I stepped down from the Communications and Digital Select Committee just three months ago. It was an invigorating experience, spending three years looking at developments in the fields we were examining and interrogating various experts from the top of a number of industries and experiences. It seems that there is a paucity of contributors from that committee, so I bring to the attention of noble Lords an inkling of just two of the reports we brought out. Since the work has been done, I want to emphasise that we can refer to it at any time we like.

One report, on our creative future, was published just a year ago and there is a whole chapter on the skills that we need. Some 88% of employers in the creative occupations find it hard to recruit high-level skilled individuals, compared with 38% of employers across the economy. Someone we interrogated said that skills were currently the single biggest inhibitor of growth. Meanwhile, international competition for creative skills is growing, including creative, technical, cultural management and business skills, and this is likely to intensify. Those are just three or four allusions to a rich chapter that fleshes out the need for creative skills of all kinds in our creative industries, which make such an important contribution to the economy of our country. Since our country’s economy is well stated in the Motion from the noble Lord, Lord Aberdare—it is lovely to see him in his place and giving us the opportunity to discuss these things—we must draw attention to the fact that one sector of our economy is particularly hard hit by the absence of skills.

The other report to which I draw attention relates to fulfilling the second requirement of the Motion, which is for our personal development, and that is Digital Exclusion—or digital inclusion; which would we prefer? It is a fact that, for ordinary, everyday tasks, we lack the skills simply to do the things that are required of us.

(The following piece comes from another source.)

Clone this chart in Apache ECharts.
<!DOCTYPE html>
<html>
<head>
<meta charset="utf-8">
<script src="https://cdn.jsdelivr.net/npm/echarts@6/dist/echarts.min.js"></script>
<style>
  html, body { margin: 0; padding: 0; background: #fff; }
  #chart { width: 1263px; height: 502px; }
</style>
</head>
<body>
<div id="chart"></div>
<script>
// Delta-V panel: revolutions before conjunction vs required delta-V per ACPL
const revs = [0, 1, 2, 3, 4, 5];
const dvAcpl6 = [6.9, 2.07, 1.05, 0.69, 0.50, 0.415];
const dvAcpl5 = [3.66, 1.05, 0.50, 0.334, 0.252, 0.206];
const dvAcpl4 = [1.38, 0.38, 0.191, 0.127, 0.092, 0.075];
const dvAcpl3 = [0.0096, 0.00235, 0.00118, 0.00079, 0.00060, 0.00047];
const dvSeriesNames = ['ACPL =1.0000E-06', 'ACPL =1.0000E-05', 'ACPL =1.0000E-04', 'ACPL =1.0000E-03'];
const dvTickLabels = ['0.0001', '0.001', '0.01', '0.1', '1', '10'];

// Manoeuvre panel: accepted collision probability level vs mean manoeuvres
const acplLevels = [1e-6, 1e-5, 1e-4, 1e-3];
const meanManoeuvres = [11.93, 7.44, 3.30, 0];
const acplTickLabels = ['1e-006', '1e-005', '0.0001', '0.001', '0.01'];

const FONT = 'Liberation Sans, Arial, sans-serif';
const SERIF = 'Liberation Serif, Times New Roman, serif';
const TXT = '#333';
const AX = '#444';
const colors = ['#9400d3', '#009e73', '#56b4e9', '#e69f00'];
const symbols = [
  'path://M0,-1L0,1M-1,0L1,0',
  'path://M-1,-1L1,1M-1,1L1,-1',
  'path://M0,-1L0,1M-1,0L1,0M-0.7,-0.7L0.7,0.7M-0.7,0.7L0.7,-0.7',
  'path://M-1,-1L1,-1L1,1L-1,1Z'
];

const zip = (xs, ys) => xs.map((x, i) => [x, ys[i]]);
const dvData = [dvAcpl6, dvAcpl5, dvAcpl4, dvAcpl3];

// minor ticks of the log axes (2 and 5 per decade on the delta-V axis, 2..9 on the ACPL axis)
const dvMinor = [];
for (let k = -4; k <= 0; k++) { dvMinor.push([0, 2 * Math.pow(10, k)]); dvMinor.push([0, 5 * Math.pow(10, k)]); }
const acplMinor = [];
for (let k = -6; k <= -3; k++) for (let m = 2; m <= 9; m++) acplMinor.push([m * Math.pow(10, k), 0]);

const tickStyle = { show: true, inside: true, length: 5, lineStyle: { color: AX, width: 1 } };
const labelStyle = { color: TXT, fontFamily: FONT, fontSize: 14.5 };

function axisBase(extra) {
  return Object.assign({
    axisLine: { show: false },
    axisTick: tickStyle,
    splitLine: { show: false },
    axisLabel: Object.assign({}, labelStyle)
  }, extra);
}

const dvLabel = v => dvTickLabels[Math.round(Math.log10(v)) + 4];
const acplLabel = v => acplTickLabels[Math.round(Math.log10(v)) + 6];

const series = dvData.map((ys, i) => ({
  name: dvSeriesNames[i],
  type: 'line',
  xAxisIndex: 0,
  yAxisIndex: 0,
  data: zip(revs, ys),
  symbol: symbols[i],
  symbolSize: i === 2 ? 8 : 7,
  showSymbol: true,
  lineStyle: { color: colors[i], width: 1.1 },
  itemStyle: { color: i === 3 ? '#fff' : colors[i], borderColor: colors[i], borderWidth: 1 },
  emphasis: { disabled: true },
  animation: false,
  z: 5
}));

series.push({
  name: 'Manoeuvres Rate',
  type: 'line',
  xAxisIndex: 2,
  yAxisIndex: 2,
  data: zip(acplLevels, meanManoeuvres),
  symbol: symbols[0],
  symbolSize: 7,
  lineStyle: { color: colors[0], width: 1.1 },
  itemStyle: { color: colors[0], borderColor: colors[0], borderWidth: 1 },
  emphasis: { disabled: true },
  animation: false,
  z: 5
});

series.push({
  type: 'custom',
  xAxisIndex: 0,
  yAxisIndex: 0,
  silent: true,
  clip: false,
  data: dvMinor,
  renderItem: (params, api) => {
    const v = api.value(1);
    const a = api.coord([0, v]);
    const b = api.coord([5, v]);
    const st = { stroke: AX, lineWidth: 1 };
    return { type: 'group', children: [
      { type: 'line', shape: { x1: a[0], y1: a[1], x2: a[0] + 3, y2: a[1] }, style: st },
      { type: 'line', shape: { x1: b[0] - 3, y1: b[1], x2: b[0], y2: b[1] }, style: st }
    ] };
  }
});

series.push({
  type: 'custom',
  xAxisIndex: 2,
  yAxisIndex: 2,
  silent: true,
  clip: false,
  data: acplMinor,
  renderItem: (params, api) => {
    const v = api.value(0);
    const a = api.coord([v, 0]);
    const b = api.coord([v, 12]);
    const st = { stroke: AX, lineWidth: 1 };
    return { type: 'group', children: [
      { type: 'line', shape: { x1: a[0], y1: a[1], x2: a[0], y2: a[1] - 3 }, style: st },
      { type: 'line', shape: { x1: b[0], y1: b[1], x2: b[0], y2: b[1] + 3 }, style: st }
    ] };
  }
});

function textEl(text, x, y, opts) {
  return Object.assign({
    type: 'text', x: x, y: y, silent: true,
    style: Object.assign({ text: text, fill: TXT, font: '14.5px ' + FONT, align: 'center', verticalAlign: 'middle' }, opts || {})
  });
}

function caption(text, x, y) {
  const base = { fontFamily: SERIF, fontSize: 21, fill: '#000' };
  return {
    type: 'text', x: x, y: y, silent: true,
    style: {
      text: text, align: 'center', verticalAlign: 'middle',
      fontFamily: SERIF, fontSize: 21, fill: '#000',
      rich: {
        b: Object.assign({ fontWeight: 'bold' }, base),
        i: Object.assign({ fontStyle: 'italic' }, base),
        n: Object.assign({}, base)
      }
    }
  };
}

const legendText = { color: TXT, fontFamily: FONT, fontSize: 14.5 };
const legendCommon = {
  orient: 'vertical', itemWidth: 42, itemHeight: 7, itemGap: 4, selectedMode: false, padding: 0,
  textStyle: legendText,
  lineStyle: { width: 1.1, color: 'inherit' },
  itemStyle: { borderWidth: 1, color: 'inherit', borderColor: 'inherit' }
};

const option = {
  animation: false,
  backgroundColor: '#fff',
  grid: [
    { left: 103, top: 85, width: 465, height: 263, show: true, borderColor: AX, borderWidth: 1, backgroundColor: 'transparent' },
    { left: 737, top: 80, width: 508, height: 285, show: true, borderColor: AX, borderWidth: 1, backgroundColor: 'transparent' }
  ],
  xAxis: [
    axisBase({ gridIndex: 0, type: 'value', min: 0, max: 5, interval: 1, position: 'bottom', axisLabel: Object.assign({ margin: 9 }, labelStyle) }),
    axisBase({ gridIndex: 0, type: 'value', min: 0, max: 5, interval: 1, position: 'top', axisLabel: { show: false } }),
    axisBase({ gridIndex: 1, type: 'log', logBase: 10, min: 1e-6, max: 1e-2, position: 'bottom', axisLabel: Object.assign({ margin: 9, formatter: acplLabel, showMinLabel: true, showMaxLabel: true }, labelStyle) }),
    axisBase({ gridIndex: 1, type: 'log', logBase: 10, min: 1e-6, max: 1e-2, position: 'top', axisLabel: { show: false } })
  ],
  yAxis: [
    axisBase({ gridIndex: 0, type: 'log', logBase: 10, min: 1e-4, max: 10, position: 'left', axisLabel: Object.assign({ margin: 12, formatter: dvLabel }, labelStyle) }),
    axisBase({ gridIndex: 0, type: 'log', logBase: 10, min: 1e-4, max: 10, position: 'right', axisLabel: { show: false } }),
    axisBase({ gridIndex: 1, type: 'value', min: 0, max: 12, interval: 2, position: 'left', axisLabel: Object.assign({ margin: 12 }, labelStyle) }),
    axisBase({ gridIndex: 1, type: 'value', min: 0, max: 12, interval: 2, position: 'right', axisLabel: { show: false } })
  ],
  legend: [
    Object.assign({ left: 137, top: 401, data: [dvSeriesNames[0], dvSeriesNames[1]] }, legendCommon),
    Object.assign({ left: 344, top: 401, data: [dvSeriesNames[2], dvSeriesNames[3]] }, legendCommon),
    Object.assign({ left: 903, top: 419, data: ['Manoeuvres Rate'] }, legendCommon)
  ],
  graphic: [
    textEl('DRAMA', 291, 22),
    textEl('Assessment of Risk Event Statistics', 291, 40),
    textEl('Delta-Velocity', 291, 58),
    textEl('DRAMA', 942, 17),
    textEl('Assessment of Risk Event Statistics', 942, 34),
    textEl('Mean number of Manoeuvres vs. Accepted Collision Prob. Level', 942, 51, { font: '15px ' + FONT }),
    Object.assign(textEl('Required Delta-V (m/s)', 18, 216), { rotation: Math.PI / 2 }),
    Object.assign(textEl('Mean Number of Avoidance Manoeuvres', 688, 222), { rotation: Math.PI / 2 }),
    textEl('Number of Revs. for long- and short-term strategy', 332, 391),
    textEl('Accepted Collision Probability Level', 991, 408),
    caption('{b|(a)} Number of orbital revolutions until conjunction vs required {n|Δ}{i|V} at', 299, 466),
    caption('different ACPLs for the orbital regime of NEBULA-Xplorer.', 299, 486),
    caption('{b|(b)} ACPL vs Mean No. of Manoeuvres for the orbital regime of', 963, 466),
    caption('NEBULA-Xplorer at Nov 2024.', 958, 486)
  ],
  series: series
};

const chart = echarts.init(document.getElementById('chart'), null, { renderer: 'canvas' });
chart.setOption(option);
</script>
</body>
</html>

I left the house this morning, and my poor wife was coping with problems with our internet provider, needing to know language, to have patience and to entertain various options for which she was never trained, though she had a highly technical education and work pattern as a radiographer in the health industry. I myself have got yet again today what I regularly get, which is an imprecation from my bank to do internet banking. I utterly refuse, because I will not give the banks the opportunity to say that they have now mopped up all the remaining recidivists: people like me who will not modernise themselves or live in the modern world. I will say to my bankers that they should continue to send me my monthly paper statement, because that is an important thing for so many people.

We have heard that there has not been a properly developed strategy for skills since 2014, and it was spelled out just what needs to be in that strategy. One of the recurring things that we heard in all the committee meetings was that this need for skills branches out into so many aspects of ordinary, everyday living that we must have cross-departmental approaches to evolving this strategy. It is no good leaving it to the Department for Education, or science and technology or whatever it is. This impacts on the whole of our lives. It needs a dedicated body of people to look at this constantly in relation to the various departments of government. Formal cross-government evaluations seem to have stopped. They need to be reworked and rebegun.

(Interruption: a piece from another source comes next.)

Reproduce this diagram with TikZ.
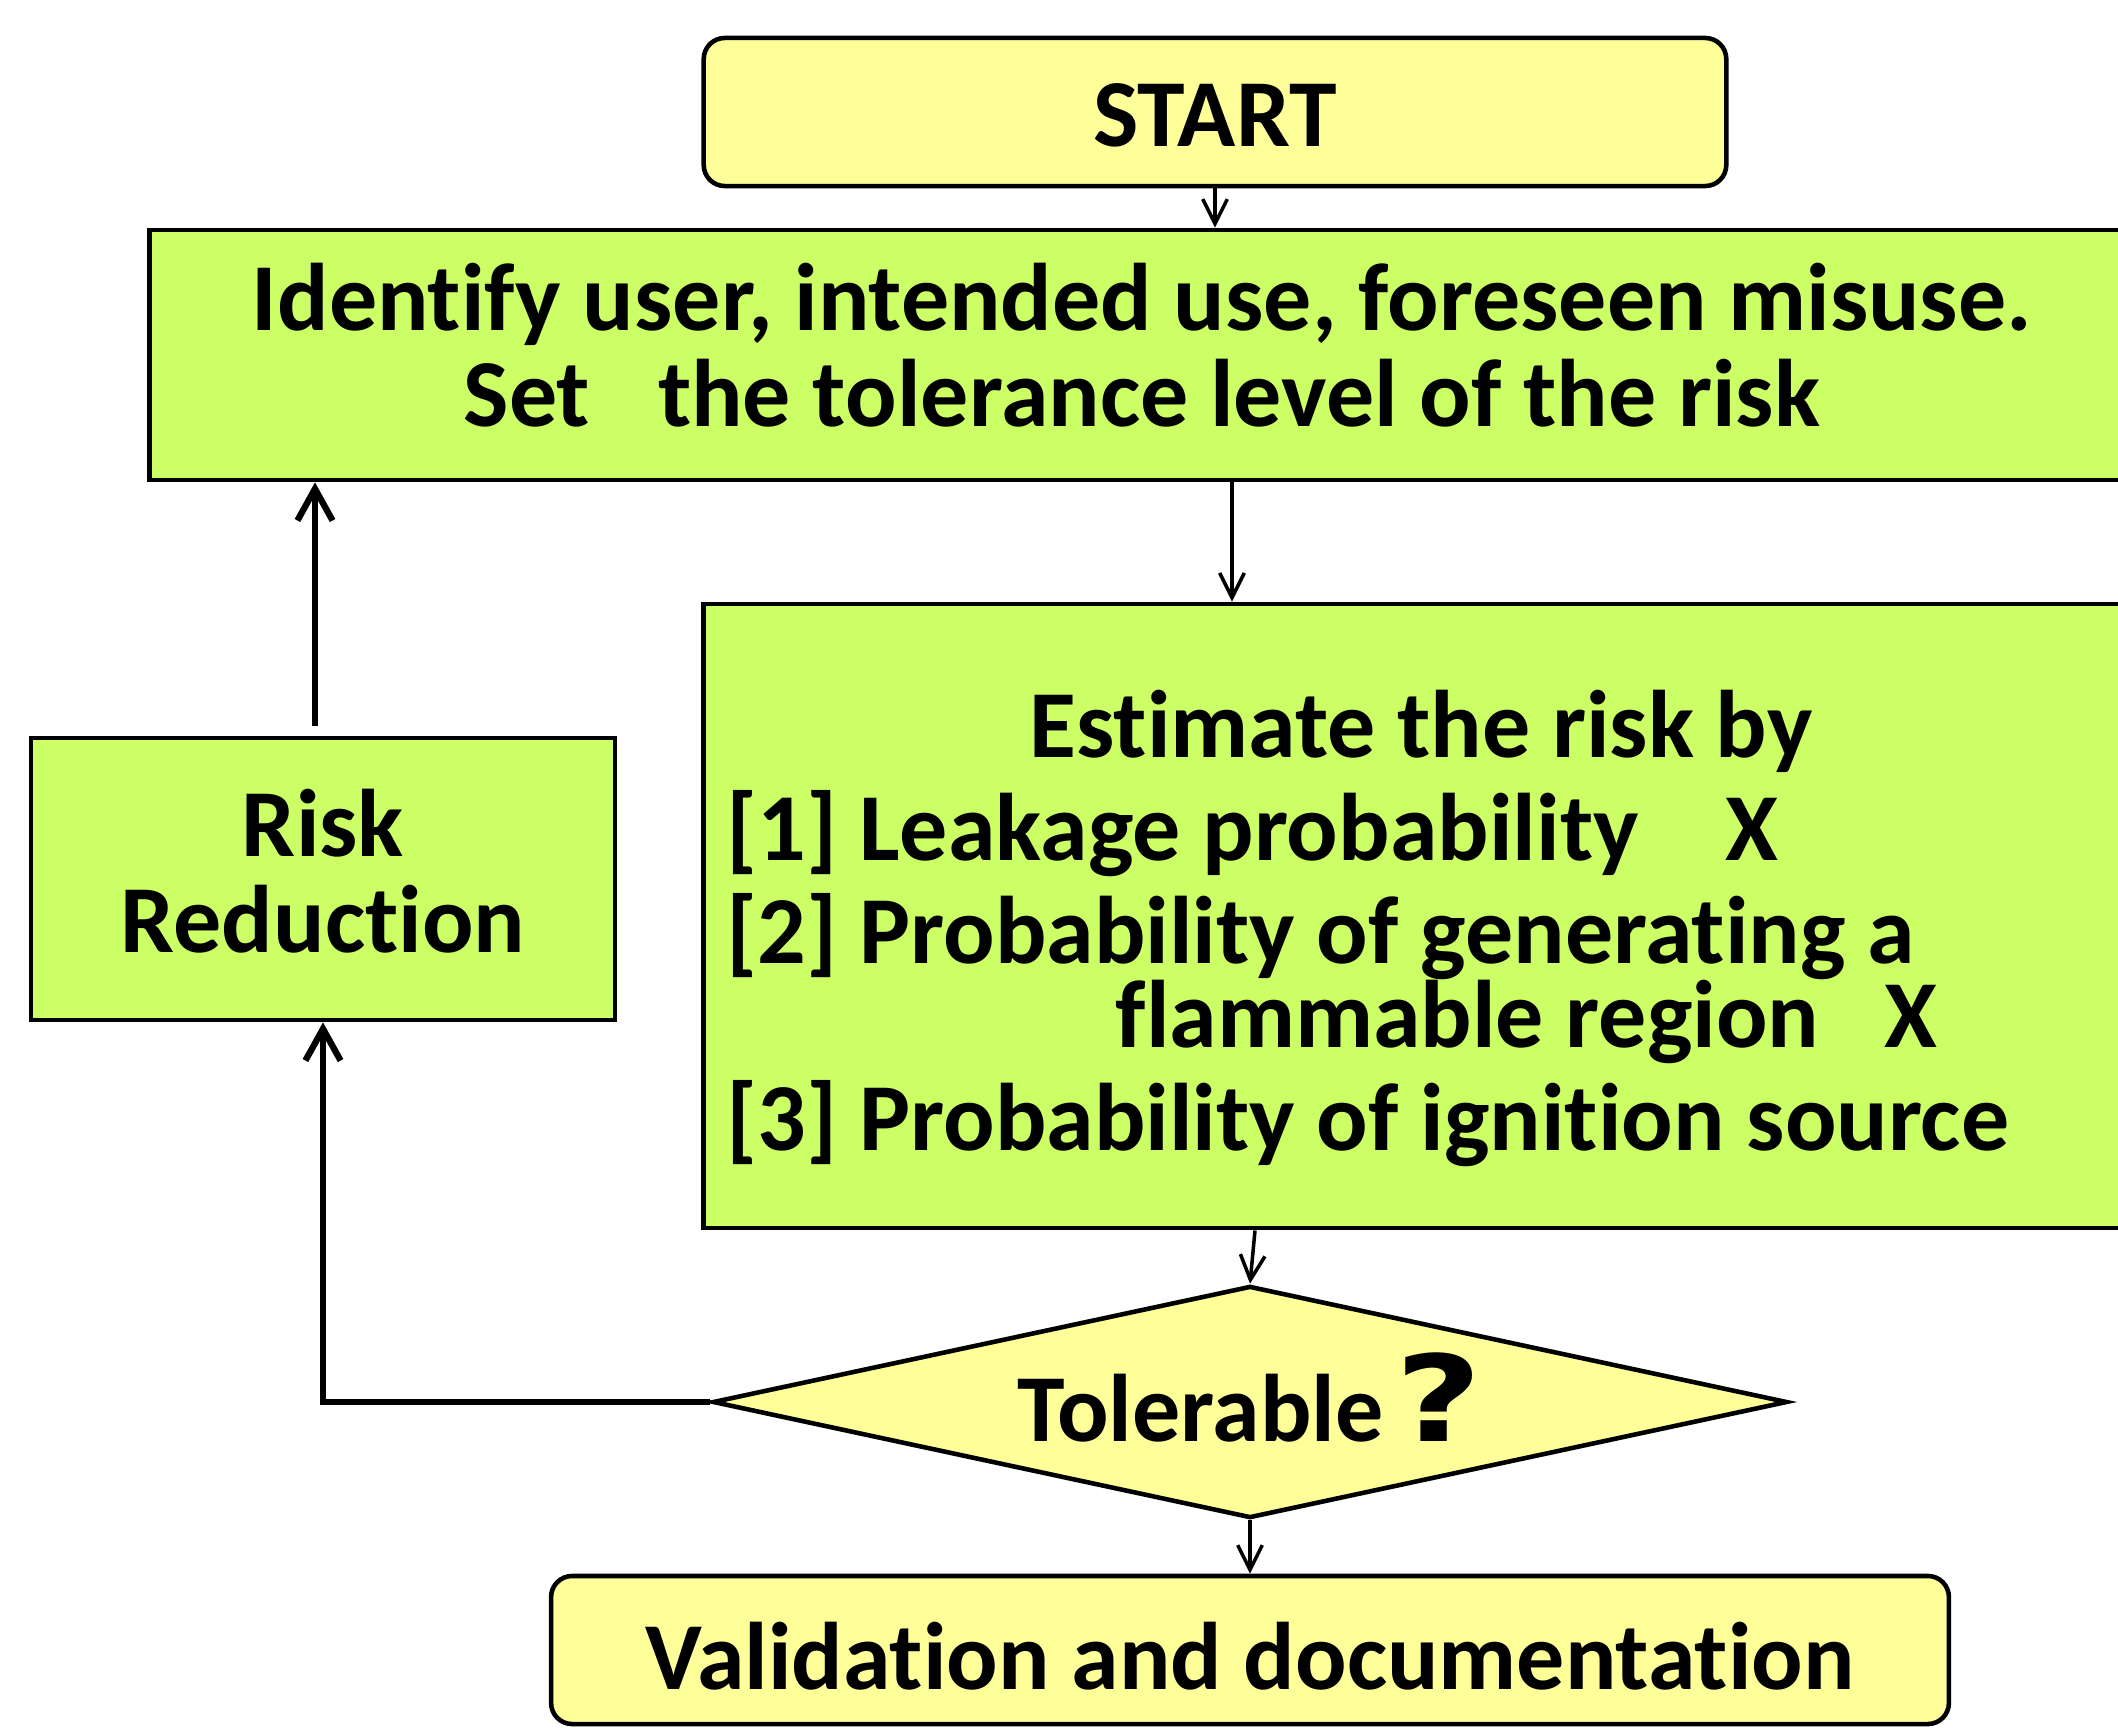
\documentclass[tikz,border=0pt]{standalone}
\usepackage{fontspec}
\setmainfont{Carlito}[Ligatures=NoCommon]
\newfontfamily\qmarkfont{DejaVu Sans}
\usetikzlibrary{shapes.geometric,arrows.meta}

\definecolor{termyellow}{HTML}{FFFF99}
\definecolor{stepgreen}{HTML}{CCFF66}

\newcommand{\flowfont}{\fontsize{27.3}{27.3}\selectfont\bfseries}

\tikzset{
  termbox/.style={draw, fill=termyellow, line width=1.3pt, rounded corners=6pt,
    inner sep=0pt, font=\flowfont},
  stepbox/.style={draw, fill=stepgreen, line width=1.3pt, inner sep=0pt,
    font=\flowfont, align=center},
  testbox/.style={draw, fill=termyellow, diamond, aspect=4.63, line width=1.3pt,
    inner sep=0pt, font=\flowfont},
  thinarrow/.style={line width=1pt, -{Straight Barb[length=7pt,width=7pt]}},
  thickarrow/.style={line width=1.8pt, -{Straight Barb[length=9pt,width=10pt]}},
}

\begin{document}
\begin{tikzpicture}[x=0.01cm,y=-0.01cm]
  \useasboundingbox (0,0) rectangle (2118,1727);
  \clip (0,0) rectangle (2118,1727);

  \node[termbox, minimum width=10.22cm, minimum height=1.48cm, text height=0.68cm, text depth=0pt]
    (start) at (1215,112) {START};
  \node[stepbox, minimum width=19.84cm, minimum height=2.5cm, text depth=0.2cm] (ident) at (1142,355)
    {Identify user, intended use, foreseen misuse.\\Set\hspace{0.68cm}the tolerance level of the risk};
  \node[stepbox, minimum width=14.34cm, minimum height=6.24cm] (est) at (1421,916)
    {\parbox{13.88cm}{\fontsize{27.3}{23.9}\selectfont\bfseries\setlength{\parskip}{5.4pt}%
      \lineskiplimit=-20pt\lineskip=0pt%
      \vspace*{0.06cm}%
      \makebox[\linewidth]{Estimate the risk by}\par
      \makebox[9.98cm][l]{[1] Leakage probability}X\par
      [2] Probability of generating a\\
      \hspace*{3.89cm}\makebox[7.68cm][l]{flammable region}X\par
      [3] Probability of ignition source}};
  \node[stepbox, minimum width=5.84cm, minimum height=2.82cm, text depth=0.16cm] (risk) at (323,879)
    {Risk\\Reduction};
  \node[testbox, minimum width=10.74cm, minimum height=2.32cm, text depth=0.1cm] (tol) at (1250,1402)
    {Tolerable\hspace{0.12cm}{\qmarkfont\fontsize{34}{34}\selectfont\scalebox{1.25}[1]{?}}};
  \node[termbox, minimum width=13.97cm, minimum height=1.48cm, text height=0.79cm, text depth=0pt]
    (valid) at (1250,1650) {Validation and documentation};

  \coordinate (downx) at (1232,0);
  \draw[thinarrow] (start.south) -- (start.south |- ident.north);
  \draw[thinarrow] (ident.south -| downx) -- (est.north -| downx);
  \draw[thinarrow] ([xshift=0.05cm]tol.north |- est.south) -- (tol.north);
  \draw[thinarrow] (tol.south) -- (valid.north);
  \draw[thickarrow] (tol.west) -| (risk.south);
  \draw[thickarrow] ([xshift=-0.08cm,yshift=0.1cm]risk.north) -- ([xshift=-0.08cm]risk.north |- ident.south);
\end{tikzpicture}
\end{document}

The Government, of course, cannot be expected to solve everything, but they can achieve much by showing interest in driving change against clearly defined objectives. The committee said:

“We have no confidence that this is happening. Senior political leadership to drive joined-up concerted action is sorely needed”.


I could go on, but the reports are there. I place the underlying questions of my intervention in the hands of the Minister in the hope that she can give us some concrete evidence of progress in these areas. It will also reinforce my confidence that the work of our Select Committees gets heard and is implemented, and that their ideas are taken forward.